Megan's teacher is a pain in my behind.  She is, to me, a negative person.  We were getting notes home that Megan didn't pay attention in class..Megan didn't listen, Megan got up 6 times....in the parent/teacher meeting in October, she told my husband and I that she told Megan daily at least 20 times to sit in her seat.  Well,  if you work that out, that's only once every 20 minutes or so.  For an unmedicated (and at that point, undiagnosed) ADHD child....that's not bad!   But I was always getting negative notes home.  Especially on her homework.  Well, I finally had enough last Thursday and wrote a very strong but polite email to the principal (another mother at the school who's daughter is about 10 times more ADHD than my child told me to stop talking to the teacher and put pressure on the principal to get things changed in the classroom) that the negativity had better stop and stop NOW.  Being punished and yelled at in class (and Megan says that the teacher yells at her a 4 other boys the most) will stop as it is killing her self esteem and is not working...as they can well see!  Well, by golly....I got a couple of notes home this week that said in a NICE tone that Megan didn't do her homework properly and could she please do it again.  And Megan had a great day.  And then the day that I forgot to put a patch on her...I got a note that she had to be told to sit down 4 times in 15 minutes and that she didn't pay attention in math.  Sigh....oops.  My fault. 
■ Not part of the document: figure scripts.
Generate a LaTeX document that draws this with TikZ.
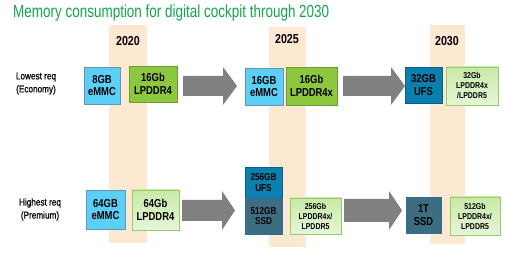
\documentclass[tikz,border=0pt]{standalone}
\usepackage{fontspec}
\setmainfont{Liberation Sans}
\newfontfamily\narrowfont[FakeStretch=0.82]{Liberation Sans}
\newfontfamily\rowfont[FakeStretch=0.82,FakeBold=0.6]{Liberation Sans}
\newfontfamily\titlefont[FakeStretch=0.77]{Liberation Sans}
\definecolor{titlegreen}{RGB}{20,165,80}
\definecolor{peach}{RGB}{253,232,210}
\definecolor{emmcfill}{RGB}{91,207,246}
\definecolor{emmcline}{RGB}{100,150,180}
\definecolor{lpfill}{RGB}{141,198,63}
\definecolor{lpline}{RGB}{105,160,45}
\definecolor{lgtop}{RGB}{200,234,168}
\definecolor{lgbot}{RGB}{230,245,216}
\definecolor{lgline}{RGB}{150,205,100}
\definecolor{ufsfill}{RGB}{11,128,174}
\definecolor{ufsline}{RGB}{10,95,135}
\definecolor{ssdfill}{RGB}{62,109,130}
\definecolor{ssdline}{RGB}{45,110,160}
\definecolor{arrowgray}{RGB}{128,128,128}
\tikzset{
  bigtxt/.style={font=\narrowfont\bfseries\fontsize{11.5}{12.5}\selectfont},
  midtxt/.style={font=\narrowfont\bfseries\fontsize{10}{10.5}\selectfont},
  smalltxt/.style={font=\narrowfont\bfseries\fontsize{8.5}{10}\selectfont},
  boxbase/.style={draw, line width=0.8pt, inner sep=0pt, align=center, text=black},
  emmcbox/.style={boxbase, fill=emmcfill, draw=emmcline, bigtxt},
  lpbox/.style={boxbase, fill=lpfill, draw=lpline, bigtxt},
  lgbox/.style={boxbase, top color=lgtop, bottom color=lgbot, draw=lgline},
  ufsbox/.style={boxbase, fill=ufsfill, draw=ufsline},
  ssdbox/.style={boxbase, fill=ssdfill, draw=ssdline},
  yearlbl/.style={font=\narrowfont\bfseries\fontsize{13}{14}\selectfont},
  rowlbl/.style={font=\rowfont\fontsize{10}{13}\selectfont, align=center},
  blockarrow/.style={fill=arrowgray},
  column/.style={fill=peach},
}
\begin{document}
\begin{tikzpicture}[x=1pt,y=-1pt]
\useasboundingbox (0,0) rectangle (507,253);
\fill[white] (0,0) rectangle (507,253);
% title
\node[anchor=base west, inner sep=0pt, text=titlegreen, font=\titlefont\fontsize{17.5}{20}\selectfont] (title) at (13,18) {Memory consumption for digital cockpit through 2030};
% columns
\fill[column] (109,25) rectangle (147,243);
\fill[column] (269,27) rectangle (306,247);
\fill[column] (430,25) rectangle (465,244);
% years
\node[yearlbl] (y2020) at (128,41) {2020};
\node[yearlbl] (y2025) at (287,39) {2025};
\node[yearlbl] (y2030) at (447,41) {2030};
% row labels
\node[rowlbl] (low) at (36,83.5) {Lowest req\\(Economy)};
\node[rowlbl] (high) at (40,209.5) {Highest req\\(Premium)};
% row 1
\node[emmcbox, minimum width=36pt, minimum height=37pt] (e1) at (102,85.5) {8GB\\eMMC};
\node[lpbox, minimum width=48pt, minimum height=36pt] (l1) at (153,84) {16Gb\\LPDDR4};
\node[emmcbox, minimum width=38pt, minimum height=37pt] (e2) at (264,86.5) {16GB\\eMMC};
\node[lpbox, minimum width=51pt, minimum height=38pt] (l2) at (311.5,86) {16Gb\\LPDDR4x};
\node[ufsbox, bigtxt, minimum width=37pt, minimum height=36pt] (u3) at (423.5,85) {32GB\\UFS};
\node[lgbox, smalltxt, minimum width=52pt, minimum height=38pt] (l3) at (472,86) {32Gb\\LPDDR4x\\/LPDDR5};
% row 2
\node[emmcbox, minimum width=39pt, minimum height=39pt] (e4) at (105.5,209.5) {64GB\\eMMC};
\node[lgbox, bigtxt, minimum width=47pt, minimum height=40pt] (l4) at (155.5,210) {64Gb\\LPDDR4};
\node[ufsbox, midtxt, minimum width=37pt, minimum height=31pt] (u5) at (263.5,182.5) {256GB\\UFS};
\node[ssdbox, midtxt, minimum width=37pt, minimum height=36pt] (s5) at (263.5,216) {512GB\\SSD};
\node[lgbox, smalltxt, minimum width=51pt, minimum height=36pt] (l5) at (315.5,216) {256Gb\\LPDDR4x/\\LPDDR5};
\node[ssdbox, bigtxt, minimum width=35pt, minimum height=36pt] (s6) at (423.5,215) {1T\\SSD};
\node[lgbox, smalltxt, minimum width=50pt, minimum height=38pt] (l6) at (475,216) {512Gb\\LPDDR4x/\\LPDDR5};
% block arrows
\fill[blockarrow] (183,76) -- (223,76) -- (223,67) -- (237,86) -- (223,105) -- (223,96) -- (183,96) -- cycle;
\fill[blockarrow] (343,76) -- (391,76) -- (391,67) -- (405,86) -- (391,105) -- (391,96) -- (343,96) -- cycle;
\fill[blockarrow] (182,200) -- (222,200) -- (222,191) -- (235,210.5) -- (222,230) -- (222,221) -- (182,221) -- cycle;
\fill[blockarrow] (344,199) -- (389,199) -- (389,191) -- (402,210.5) -- (389,230) -- (389,222) -- (344,222) -- cycle;
\end{tikzpicture}
\end{document}
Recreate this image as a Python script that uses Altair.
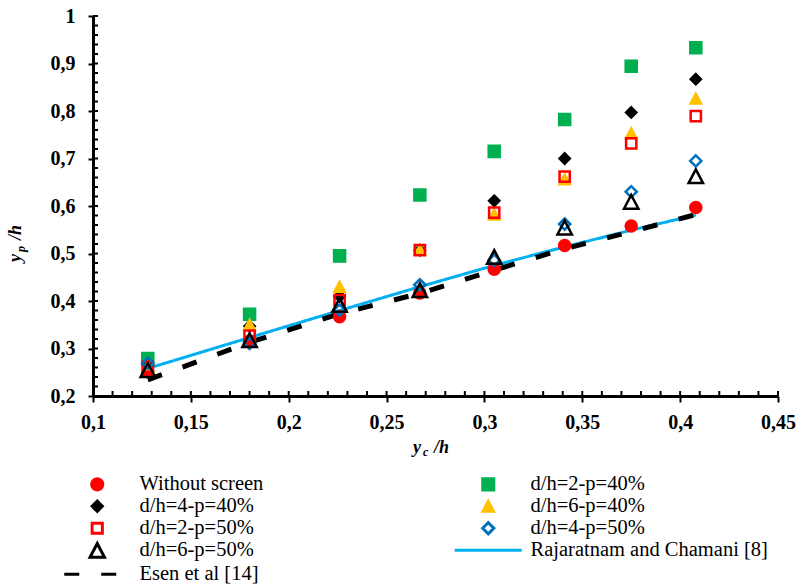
import altair as alt
import pandas as pd

# ---- data ----
x_vals = [0.128, 0.180, 0.226, 0.267, 0.305, 0.341, 0.375, 0.408]

without_screen = [0.251, 0.315, 0.367, 0.417, 0.467, 0.517, 0.558, 0.597]
dh2_p40 = [0.279, 0.372, 0.495, 0.623, 0.715, 0.782, 0.894, 0.933]
dh4_p40 = [0.265, 0.347, 0.410, 0.507, 0.611, 0.700, 0.797, 0.867]
dh6_p40 = [0.262, 0.350, 0.430, 0.508, 0.582, 0.656, 0.753, 0.826]
dh2_p50 = [0.262, 0.327, 0.402, 0.507, 0.586, 0.662, 0.732, 0.789]
dh4_p50 = [0.269, 0.311, 0.381, 0.434, 0.486, 0.562, 0.630, 0.695]
dh6_p50 = [0.255, 0.318, 0.392, 0.423, 0.493, 0.555, 0.609, 0.663]
rajaratnam = [0.258, 0.323, 0.380, 0.430, 0.475, 0.514, 0.549, 0.581]
esen = [0.234, 0.313, 0.373, 0.416, 0.465, 0.510, 0.546, 0.582]

series_names = ["Without screen", "d/h=2-p=40%", "d/h=4-p=40%", "d/h=6-p=40%",
                "d/h=2-p=50%", "d/h=4-p=50%", "d/h=6-p=50%",
                "Rajaratnam and Chamani [8]", "Esen et al [14]"]
point_series = [without_screen, dh2_p40, dh4_p40, dh6_p40, dh2_p50, dh4_p50, dh6_p50]
line_series = [rajaratnam, esen]

stroke_colors = ["#FF0000", "#00B050", "#000000", "#FFC000", "#FF0000",
                 "#0070C0", "#000000", "#00B0F0", "#000000"]
fill_colors = ["#FF0000", "#00B050", "#000000", "#FFC000", "transparent",
               "transparent", "transparent", "transparent", "transparent"]
shapes = [
    "M0.69,0A0.69,0.69,0,1,1,-0.69,0A0.69,0.69,0,1,1,0.69,0Z",
    "M-0.69,-0.69H0.69V0.69H-0.69Z",
    "M0,-0.64L0.64,0L0,0.64L-0.64,0Z",
    "M0,-0.6L0.65,0.62L-0.65,0.62Z",
    "M-0.64,-0.64H0.64V0.64H-0.64Z",
    "M0,-0.7L0.7,0L0,0.7L-0.7,0Z",
    "M0,-0.84L0.9,0.875L-0.9,0.875Z",
    "M-4.19,0H4.19",
    "M-4.125,0H2.625",
]
dashes = [[1, 0]] * 8 + [[15, 22]]

# legend is filled column by column: left column first, then right column
legend_order = [0, 2, 4, 6, 8, 1, 3, 5, 7]

x_ticks = [0.1, 0.15, 0.2, 0.25, 0.3, 0.35, 0.4, 0.45]
y_ticks = [0.2, 0.3, 0.4, 0.5, 0.6, 0.7, 0.8, 0.9, 1.0]
x_minor = [round(0.10 + 0.01 * i, 2) for i in range(36)]
y_minor = [round(0.20 + 0.02 * i, 2) for i in range(41)]

# ---- tables ----
rows = []
for k, vals in enumerate(point_series):
    for xv, yv in zip(x_vals, vals):
        rows.append({"x": xv, "y": yv, "series": series_names[k], "ord": k})
pts = pd.DataFrame(rows)

lrows = []
for k, vals in enumerate(line_series):
    for xv, yv in zip(x_vals, vals):
        lrows.append({"x": xv, "y": yv, "series": series_names[7 + k]})
lns = pd.DataFrame(lrows)

dom = [series_names[i] for i in legend_order]
rng_stroke = [stroke_colors[i] for i in legend_order]
rng_fill = [fill_colors[i] for i in legend_order]
rng_shape = [shapes[i] for i in legend_order]
rng_dash = [dashes[i] for i in legend_order]

W, H = 685, 380
FONT = "Liberation Serif"

xs = alt.Scale(domain=[0.1, 0.45], nice=False, zero=False)
ys = alt.Scale(domain=[0.2, 1.0], nice=False, zero=False)

legend = alt.Legend(
    orient="none", legendX=-6, legendY=458, columns=2, columnPadding=184,
    rowPadding=-5, labelFont=FONT, labelFontSize=20.5, labelColor="black", labelLimit=400,
    labelOffset=32, symbolSize=256, symbolStrokeWidth=3, title=None, padding=0,
)

color_enc = alt.Color("series:N", scale=alt.Scale(domain=dom, range=rng_stroke), legend=legend)
fill_enc = alt.Fill("series:N", scale=alt.Scale(domain=dom, range=rng_fill), legend=legend)
shape_enc = alt.Shape("series:N", scale=alt.Scale(domain=dom, range=rng_shape), legend=legend)
dash_enc = alt.StrokeDash("series:N", scale=alt.Scale(domain=dom, range=rng_dash), legend=legend)

x_axis = alt.Axis(values=x_ticks, labelExpr="replace(format(datum.value, '.2~f'), '.', ',')",
                  title=None, grid=False, domainColor="black", domainWidth=3, tickColor="black",
                  tickWidth=2, tickSize=6, labelPadding=10, labelFont=FONT, labelFontSize=20,
                  labelFontWeight="bold", labelColor="black", labelFlush=False)
y_axis = alt.Axis(values=y_ticks, labelExpr="replace(format(datum.value, '.1~f'), '.', ',')",
                  title=None, grid=False, domainColor="black", domainWidth=3, tickColor="black",
                  tickWidth=2, tickSize=5, labelPadding=13, labelFont=FONT, labelFontSize=20,
                  labelFontWeight="bold", labelColor="black", labelFlush=False)

lines = alt.Chart(lns).mark_line(strokeCap="butt").encode(
    x=alt.X("x:Q", scale=xs, axis=x_axis),
    y=alt.Y("y:Q", scale=ys, axis=y_axis),
    color=color_enc,
    strokeDash=dash_enc,
    strokeWidth=alt.condition("datum.series == 'Esen et al [14]'", alt.value(5), alt.value(3)),
)

points = alt.Chart(pts).mark_point(filled=False, size=256, strokeWidth=2.5, opacity=1).encode(
    x=alt.X("x:Q", scale=xs),
    y=alt.Y("y:Q", scale=ys),
    color=color_enc,
    fill=fill_enc,
    shape=shape_enc,
    order=alt.Order("ord:Q"),
)

xminor = alt.Chart(pd.DataFrame({"v": x_minor})).mark_rule(color="black", strokeWidth=2).encode(
    x=alt.X("v:Q", scale=xs), y=alt.value(H), y2=alt.value(H - 5))
yminor = alt.Chart(pd.DataFrame({"v": y_minor})).mark_rule(color="black", strokeWidth=2).encode(
    y=alt.Y("v:Q", scale=ys), x=alt.value(0), x2=alt.value(5))

tstyle = dict(font=FONT, fontWeight="bold", fontStyle="italic", color="black", align="left", baseline="alphabetic")
xt1 = alt.Chart().mark_text(text="y", fontSize=18, **tstyle).encode(x=alt.value(320), y=alt.value(437))
xt2 = alt.Chart().mark_text(text="c", fontSize=12, **tstyle).encode(x=alt.value(330), y=alt.value(440))
xt3 = alt.Chart().mark_text(text="/h", fontSize=18, **tstyle).encode(x=alt.value(341), y=alt.value(437))
yt1 = alt.Chart().mark_text(text="y", fontSize=18, angle=270, **tstyle).encode(x=alt.value(-72), y=alt.value(246))
yt2 = alt.Chart().mark_text(text="p", fontSize=12, angle=270, **tstyle).encode(x=alt.value(-68), y=alt.value(236))
yt3 = alt.Chart().mark_text(text="/h", fontSize=18, angle=270, **tstyle).encode(x=alt.value(-72), y=alt.value(224))

chart = alt.layer(lines, points, xminor, yminor, xt1, xt2, xt3, yt1, yt2, yt3).properties(
    width=W, height=H,
    autosize=alt.AutoSizeParams(type="none"),
    padding={"left": 93, "top": 16, "right": 20, "bottom": 189},
    background="white",
).configure_view(stroke=None)

chart.save("out.html", embed_options={"renderer": "svg", "actions": False})
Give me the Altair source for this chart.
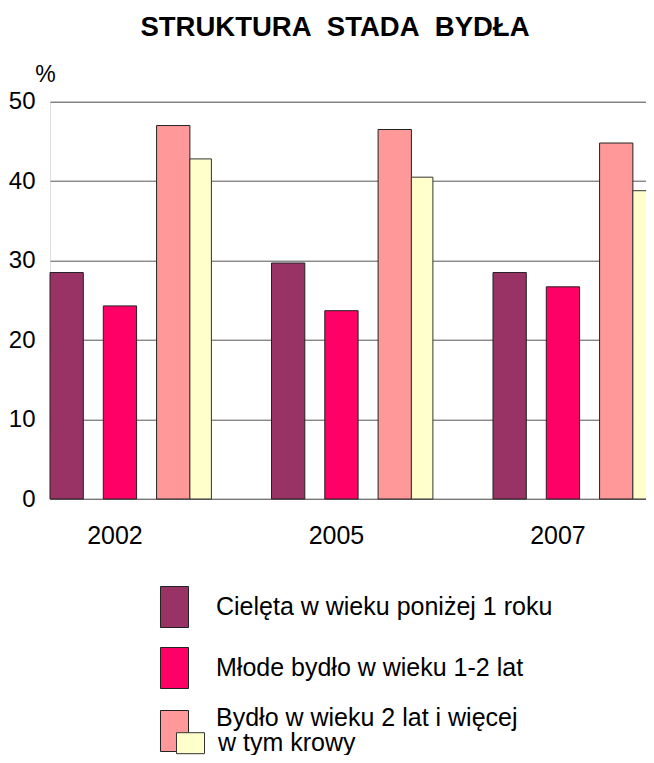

I'm sorry I rambled on so much.  But definitely take a stand.  It does seem that the timing of the complaints is too coincidental.  Keep us posted as to how they respond to your request for a meeting!

Don't feel bad - my daughter is 8 and still does not 'fit in' to what the teacher expects of every child.  She is definitely a square peg they are trying to put in a round hole adn it just doesn't work.  Try to come up with some things they can do in place of the school's planned activities (e.g. coloring quietly if they won't take a nap; looking through picture books or playing with leggos if they don't want to join circle time, etc.)  Another thing that helped when she was in pre-school was sticker charts the teacher would do for problem behaviors.  These strategies helped us deal with the teachers over the years but it is always a struggle and I guess it always will be but it does get better! 

Welcome, we too have a pre-schooler with ADHD.  I can totally sympathize w/ the teacher complaints -- we struggled last year.  We have had great success w/ diet modifications and supplements.  There is lots of info on those things on the Alternatives to Meds section of this message board.  I hope you find the answers and help you seek!